Was it a carnival or a film screening; a techno rave or a chill club night? It’s always hard to tell with Xander Zhou, a fixture of China’s fashion industry and a must-see at Shanghai Fashion Week. A year ago he fashioned his runway show into an intergalactic symposium. Last season, it was a couture-esque salon show at a venue stylized as a museum gallery. This time around, he created a time-warping carnival that zigzagged from Zhou’s singular brand of neo-futurism to courtly Medieval Europe and back again for an after-party—Zhou loves a good night out—which he hosted at Shanghai’s trendy System club with a lineup of his favorite DJs.

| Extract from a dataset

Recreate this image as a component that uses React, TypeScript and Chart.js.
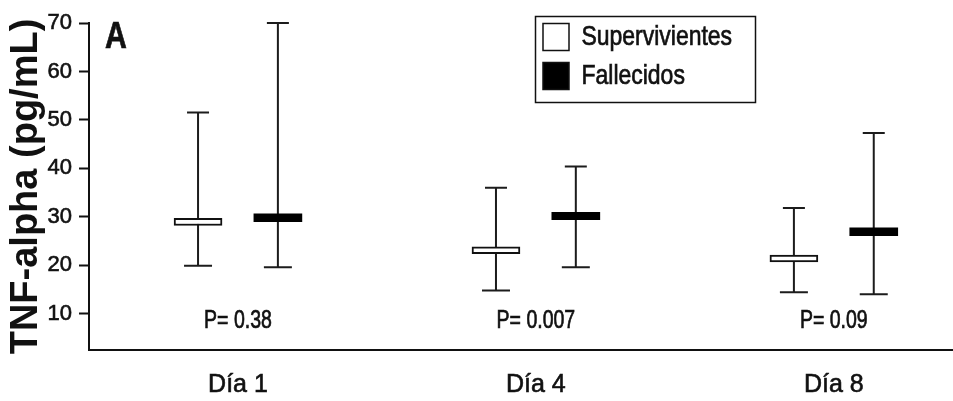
import React, { useEffect, useRef } from "react";
import { Chart, registerables } from "chart.js";

Chart.register(...registerables);

// Study days and the p-value printed above each day
const categories = ["Día 1", "Día 4", "Día 8"];
const pLabels = ["P= 0.38", "P= 0.007", "P= 0.09"];
const yTickValues = [10, 20, 30, 40, 50, 60, 70];

// Supervivientes: whisker range and central box (pg/mL)
const survMin = [19.9, 14.8, 14.4];
const survBoxLow = [28.2, 22.4, 20.7];
const survBoxHigh = [29.7, 23.8, 22.1];
const survMax = [51.5, 36.0, 31.8];

// Fallecidos: whisker range and central box (pg/mL)
const fallMin = [19.6, 19.6, 14.0];
const fallBoxLow = [29.0, 29.4, 26.1];
const fallBoxHigh = [30.6, 30.9, 27.7];
const fallMax = [70.0, 40.4, 47.3];

const SANS = "'Liberation Sans', Arial, Helvetica, sans-serif";
const INK = "#111111";
const GROUP_OFFSET = 0.134;

// Text in a condensed Helvetica look: horizontally squeezed, slightly heavy glyphs
function drawCondensed(ctx: CanvasRenderingContext2D, text: string, x: number, y: number, sx: number, align: CanvasTextAlign) {
  ctx.save();
  ctx.translate(x, y);
  ctx.scale(sx, 1);
  ctx.textAlign = align;
  ctx.fillText(text, 0, 0);
  ctx.strokeStyle = INK;
  ctx.lineWidth = 0.7;
  ctx.strokeText(text, 0, 0);
  ctx.restore();
}

// Whiskers with caps, drawn beneath the boxes
const whiskerPlugin = {
  id: "whiskers",
  beforeDatasetsDraw(chart: any) {
    const { ctx } = chart;
    const y = chart.scales.y;
    chart.data.datasets.forEach((ds: any, di: number) => {
      const meta = chart.getDatasetMeta(di);
      meta.data.forEach((el: any, i: number) => {
        const x = el.x;
        const yLo = y.getPixelForValue(ds.whiskerMin[i]);
        const yHi = y.getPixelForValue(ds.whiskerMax[i]);
        ctx.save();
        ctx.strokeStyle = "#1c1c1c";
        ctx.lineWidth = 2;
        ctx.beginPath();
        ctx.moveTo(x, yHi);
        ctx.lineTo(x, yLo);
        ctx.moveTo(x - 11, yHi);
        ctx.lineTo(x + 11, yHi);
        ctx.moveTo(x - 14, yLo);
        ctx.lineTo(x + 14, yLo);
        ctx.stroke();
        ctx.restore();
      });
    });
  },
};

// Panel letter, p-values and the boxed legend
const annotationPlugin = {
  id: "annotations",
  afterDraw(chart: any) {
    const { ctx, chartArea } = chart;
    const xs = chart.scales.x;
    ctx.save();
    ctx.fillStyle = INK;
    ctx.textBaseline = "middle";

    ctx.font = `bold 36px ${SANS}`;
    drawCondensed(ctx, "A", chartArea.left + 27, chartArea.top + 15, 0.84, "center");

    ctx.font = `25px ${SANS}`;
    pLabels.forEach((t, i) => {
      drawCondensed(ctx, t, xs.getPixelForValue(i), chartArea.bottom - 29, 0.78, "center");
    });

    // legend frame
    const lx = 535.5;
    const ly = 16.5;
    ctx.strokeStyle = INK;
    ctx.lineWidth = 1.5;
    ctx.strokeRect(lx, ly, 220, 86);
    ctx.font = `28px ${SANS}`;
    chart.data.datasets.forEach((ds: any, i: number) => {
      const sy = ly + 7 + i * 39;
      ctx.fillStyle = ds.backgroundColor;
      ctx.fillRect(lx + 7.5, sy, 26, 27);
      ctx.strokeStyle = INK;
      ctx.lineWidth = 1.5;
      ctx.strokeRect(lx + 7.5, sy, 26, 27);
      ctx.fillStyle = INK;
      drawCondensed(ctx, ds.label, lx + 46, sy + 14, 0.82, "left");
    });
    ctx.restore();
  },
};

function buildData(low: number[], high: number[], offset: number) {
  return categories.map((_, i) => ({ x: i + offset, y: [low[i], high[i]] }));
}

export default function App() {
  const canvasRef = useRef<HTMLCanvasElement | null>(null);

  useEffect(() => {
    const canvas = canvasRef.current;
    if (!canvas) return;
    const chart = new Chart(canvas, {
      type: "bar",
      data: {
        datasets: [
          {
            label: "Supervivientes",
            data: buildData(survBoxLow, survBoxHigh, -GROUP_OFFSET),
            backgroundColor: "#ffffff",
            borderColor: INK,
            borderWidth: 2,
            borderSkipped: false,
            barThickness: 48,
            grouped: false,
            whiskerMin: survMin,
            whiskerMax: survMax,
          } as any,
          {
            label: "Fallecidos",
            data: buildData(fallBoxLow, fallBoxHigh, GROUP_OFFSET),
            backgroundColor: "#000000",
            borderColor: "#000000",
            borderWidth: 0,
            barThickness: 48,
            grouped: false,
            whiskerMin: fallMin,
            whiskerMax: fallMax,
          } as any,
        ],
      },
      options: {
        animation: false,
        responsive: false,
        maintainAspectRatio: false,
        layout: { padding: { top: 23, right: 0, bottom: 0, left: 0 } },
        plugins: {
          legend: { display: false },
          tooltip: { enabled: false },
        },
        scales: {
          x: {
            type: "linear",
            offset: false,
            min: -0.5,
            max: 2.4,
            afterBuildTicks: (scale: any) => {
              scale.ticks = categories.map((_, i) => ({ value: i }));
            },
            afterFit: (scale: any) => {
              scale.height = 51;
            },
            ticks: {
              callback: (v: any) => categories[Math.round(Number(v))] ?? "",
              color: INK,
              textStrokeColor: INK,
              textStrokeWidth: 0.6,
              font: { family: SANS, size: 25 },
              padding: 20,
              maxRotation: 0,
              autoSkip: false,
            },
            grid: { display: true, drawOnChartArea: false, drawTicks: false },
            border: { display: true, color: INK, width: 2 },
          },
          y: {
            type: "linear",
            min: 2.5,
            max: 70,
            afterBuildTicks: (scale: any) => {
              scale.ticks = yTickValues.map((v) => ({ value: v }));
            },
            afterFit: (scale: any) => {
              scale.width = 89;
            },
            ticks: {
              color: INK,
              textStrokeColor: INK,
              textStrokeWidth: 0.6,
              font: { family: SANS, size: 22 },
              padding: 7,
            },
            grid: {
              display: true,
              drawOnChartArea: false,
              drawTicks: true,
              tickLength: 10,
              tickWidth: 2,
              tickColor: INK,
            },
            border: { display: true, color: INK, width: 2 },
            title: {
              display: true,
              text: "TNF-alpha (pg/mL)",
              color: INK,
              font: { family: SANS, size: 38, weight: "bold" },
              padding: { top: 4, bottom: 0 },
            },
          },
        },
      },
      plugins: [whiskerPlugin, annotationPlugin],
    });
    return () => chart.destroy();
  }, []);

  return (
    <div style={{ position: "fixed", left: 0, top: 0, width: 953, height: 401, background: "#ffffff" }}>
      <canvas ref={canvasRef} width={953} height={401} style={{ display: "block" }} />
    </div>
  );
}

Despite his eye for grandiosity, Zhou has a touch for making the most elaborate feel personal. His idea this season was to look at theaters and ballets of yore to craft a collection based on their archetypes: harlequins, courtesans, jousters, dancers, et al. He singled out the ballet de cour and the commedia dell’arte as two somewhat opposing traditions he borrowed from to transport them to his own imagined future: “They were integral elements of European pre-Lent carnivals,” he said, explaining that ballets were “displays of the monarchy’s power,” staged in royal venues with nobles as heroes or deities, while the comedies were performed by professional actors with bandits and satire at the forefront.

Zhou is a well-researched designer whose concepts rival academic theses. He’s built his runway collections with the future as his primary preoccupation, letting his commercial output be informed by his often outlandish ideations. He offered court jester uniforms in the shape of colorblocked bodysuits, which one could see fly off the shelves as sweaters or easy second-skin knits. Particularly promising were his tailoring extrapolations: He transfigured classic tuxedo jackets into a bomber, and combined medieval breeches with slim-fitting slacks. Most inventive was the way in which he flattened and reduced the silhouette of a suit to a caricature composed of simple geometric shapes.

Back to the original question: It was everything all at once: a film screening of a futuristic carnival followed by a techno rave with elements of a chill club night, including masseuses stationed on the venue’s top floor. What makes Zhou such a compelling designer to watch is that whatever he’s doing, he always goes all the way.